§ REQUIREMENT
Return, exactly as written, the lines that start at the one holding "Emit a web page" and end at the one holding "topLineY - 151.3]);", with both of those lines kept. Skip any pictures.

§ EXERCISE MATERIALS

════════════════

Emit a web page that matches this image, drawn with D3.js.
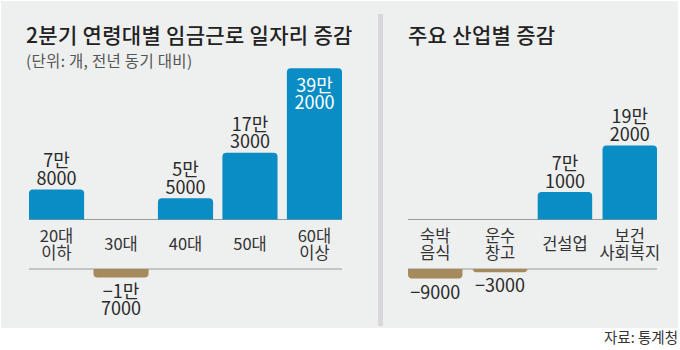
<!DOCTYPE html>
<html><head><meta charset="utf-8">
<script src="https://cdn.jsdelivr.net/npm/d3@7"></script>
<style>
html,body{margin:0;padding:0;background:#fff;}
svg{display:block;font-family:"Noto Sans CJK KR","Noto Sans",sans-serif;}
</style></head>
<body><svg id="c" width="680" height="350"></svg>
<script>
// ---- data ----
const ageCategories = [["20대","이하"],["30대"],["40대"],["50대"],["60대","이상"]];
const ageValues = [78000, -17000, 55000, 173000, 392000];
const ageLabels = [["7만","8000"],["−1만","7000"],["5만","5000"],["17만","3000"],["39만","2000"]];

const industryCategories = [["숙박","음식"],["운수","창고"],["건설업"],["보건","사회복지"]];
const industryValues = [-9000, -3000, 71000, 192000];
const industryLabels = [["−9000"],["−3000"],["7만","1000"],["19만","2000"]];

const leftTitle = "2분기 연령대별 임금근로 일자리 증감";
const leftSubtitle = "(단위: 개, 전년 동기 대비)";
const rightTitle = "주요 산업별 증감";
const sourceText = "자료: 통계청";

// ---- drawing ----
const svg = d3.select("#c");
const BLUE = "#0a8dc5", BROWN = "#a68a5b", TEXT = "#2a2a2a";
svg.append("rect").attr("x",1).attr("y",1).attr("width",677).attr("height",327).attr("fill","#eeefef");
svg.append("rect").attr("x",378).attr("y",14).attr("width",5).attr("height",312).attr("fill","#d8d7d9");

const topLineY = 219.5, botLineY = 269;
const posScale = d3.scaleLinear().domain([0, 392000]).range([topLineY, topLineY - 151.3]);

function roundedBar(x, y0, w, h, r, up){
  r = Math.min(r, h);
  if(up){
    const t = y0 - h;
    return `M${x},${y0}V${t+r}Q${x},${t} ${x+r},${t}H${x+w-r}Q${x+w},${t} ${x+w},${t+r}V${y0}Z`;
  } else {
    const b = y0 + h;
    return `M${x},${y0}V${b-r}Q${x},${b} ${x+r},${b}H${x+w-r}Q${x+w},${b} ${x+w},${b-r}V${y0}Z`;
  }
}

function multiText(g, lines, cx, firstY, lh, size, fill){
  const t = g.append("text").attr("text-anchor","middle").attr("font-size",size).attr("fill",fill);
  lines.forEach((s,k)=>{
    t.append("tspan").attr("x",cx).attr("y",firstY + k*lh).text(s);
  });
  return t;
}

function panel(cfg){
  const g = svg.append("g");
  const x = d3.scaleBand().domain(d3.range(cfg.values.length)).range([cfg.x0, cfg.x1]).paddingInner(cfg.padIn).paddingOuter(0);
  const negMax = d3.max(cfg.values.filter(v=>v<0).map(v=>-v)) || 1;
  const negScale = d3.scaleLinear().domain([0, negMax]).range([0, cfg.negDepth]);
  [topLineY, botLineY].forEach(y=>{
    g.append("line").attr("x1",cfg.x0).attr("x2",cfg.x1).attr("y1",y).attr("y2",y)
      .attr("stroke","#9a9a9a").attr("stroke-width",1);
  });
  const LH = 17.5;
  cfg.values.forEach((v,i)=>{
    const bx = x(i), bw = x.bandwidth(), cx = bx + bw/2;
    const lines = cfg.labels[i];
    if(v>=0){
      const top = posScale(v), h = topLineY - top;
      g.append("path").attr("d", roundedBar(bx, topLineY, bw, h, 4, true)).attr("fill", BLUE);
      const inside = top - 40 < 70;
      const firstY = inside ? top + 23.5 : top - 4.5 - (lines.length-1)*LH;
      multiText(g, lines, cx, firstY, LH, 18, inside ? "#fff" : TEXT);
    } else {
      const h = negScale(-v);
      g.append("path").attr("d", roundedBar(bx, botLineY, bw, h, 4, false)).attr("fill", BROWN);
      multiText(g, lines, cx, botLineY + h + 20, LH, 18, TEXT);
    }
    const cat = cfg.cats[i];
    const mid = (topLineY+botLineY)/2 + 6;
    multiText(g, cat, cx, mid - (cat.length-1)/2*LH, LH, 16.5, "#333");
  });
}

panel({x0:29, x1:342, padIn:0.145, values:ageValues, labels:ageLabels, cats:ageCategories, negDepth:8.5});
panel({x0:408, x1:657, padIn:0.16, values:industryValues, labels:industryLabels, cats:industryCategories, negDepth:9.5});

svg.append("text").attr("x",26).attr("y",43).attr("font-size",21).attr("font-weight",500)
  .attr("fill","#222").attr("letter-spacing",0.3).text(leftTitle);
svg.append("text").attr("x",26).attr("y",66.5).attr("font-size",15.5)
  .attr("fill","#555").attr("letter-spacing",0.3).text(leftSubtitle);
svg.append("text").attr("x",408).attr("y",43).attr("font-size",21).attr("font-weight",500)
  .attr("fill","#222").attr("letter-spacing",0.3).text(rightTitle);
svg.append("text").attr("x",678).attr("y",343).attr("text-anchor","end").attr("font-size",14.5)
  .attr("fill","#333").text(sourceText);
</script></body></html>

════════════════

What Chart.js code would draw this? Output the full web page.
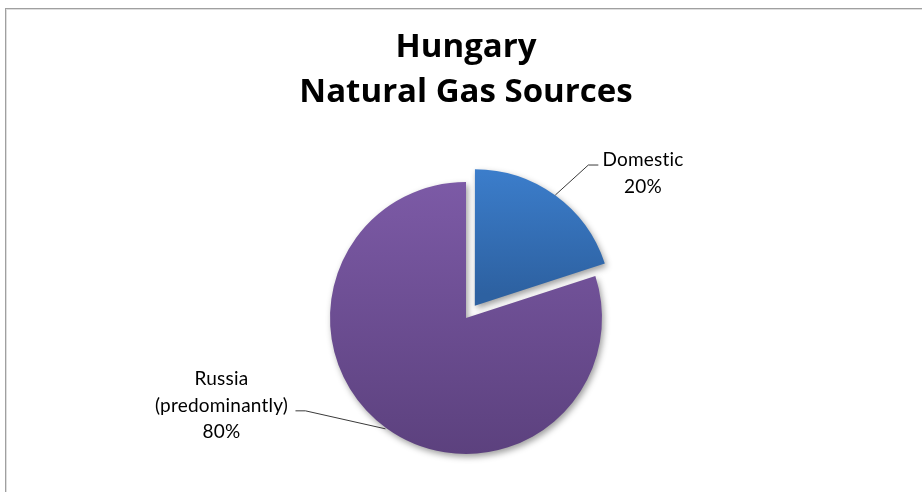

════════════════

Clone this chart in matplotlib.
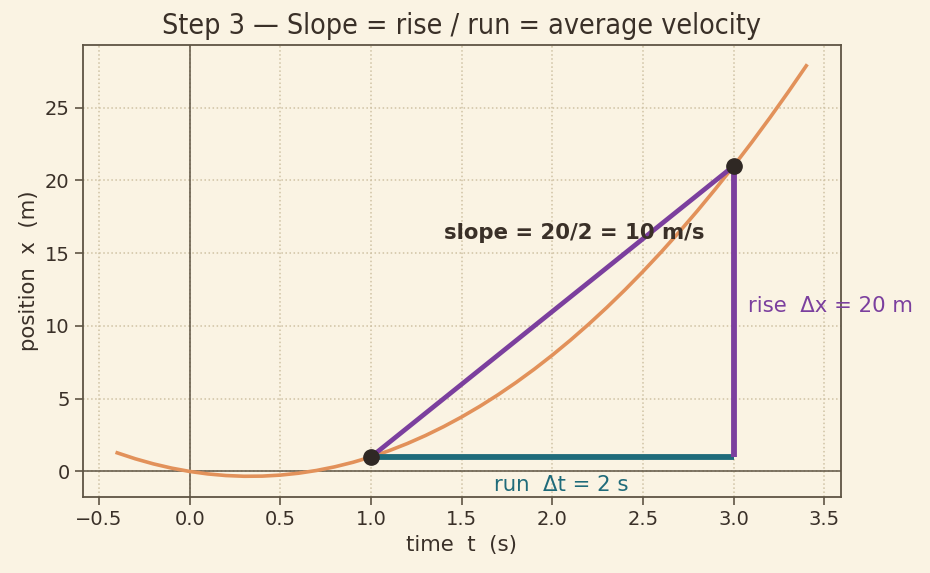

════════════════

§ FINAL ANSWER
Emit a web page that matches this image, drawn with D3.js.
<!DOCTYPE html>
<html><head><meta charset="utf-8">
<script src="https://cdn.jsdelivr.net/npm/d3@7"></script>
<style>
html,body{margin:0;padding:0;background:#fff;}
svg{display:block;font-family:"Noto Sans CJK KR","Noto Sans",sans-serif;}
</style></head>
<body><svg id="c" width="680" height="350"></svg>
<script>
// ---- data ----
const ageCategories = [["20대","이하"],["30대"],["40대"],["50대"],["60대","이상"]];
const ageValues = [78000, -17000, 55000, 173000, 392000];
const ageLabels = [["7만","8000"],["−1만","7000"],["5만","5000"],["17만","3000"],["39만","2000"]];

const industryCategories = [["숙박","음식"],["운수","창고"],["건설업"],["보건","사회복지"]];
const industryValues = [-9000, -3000, 71000, 192000];
const industryLabels = [["−9000"],["−3000"],["7만","1000"],["19만","2000"]];

const leftTitle = "2분기 연령대별 임금근로 일자리 증감";
const leftSubtitle = "(단위: 개, 전년 동기 대비)";
const rightTitle = "주요 산업별 증감";
const sourceText = "자료: 통계청";

// ---- drawing ----
const svg = d3.select("#c");
const BLUE = "#0a8dc5", BROWN = "#a68a5b", TEXT = "#2a2a2a";
svg.append("rect").attr("x",1).attr("y",1).attr("width",677).attr("height",327).attr("fill","#eeefef");
svg.append("rect").attr("x",378).attr("y",14).attr("width",5).attr("height",312).attr("fill","#d8d7d9");

const topLineY = 219.5, botLineY = 269;
const posScale = d3.scaleLinear().domain([0, 392000]).range([topLineY, topLineY - 151.3]);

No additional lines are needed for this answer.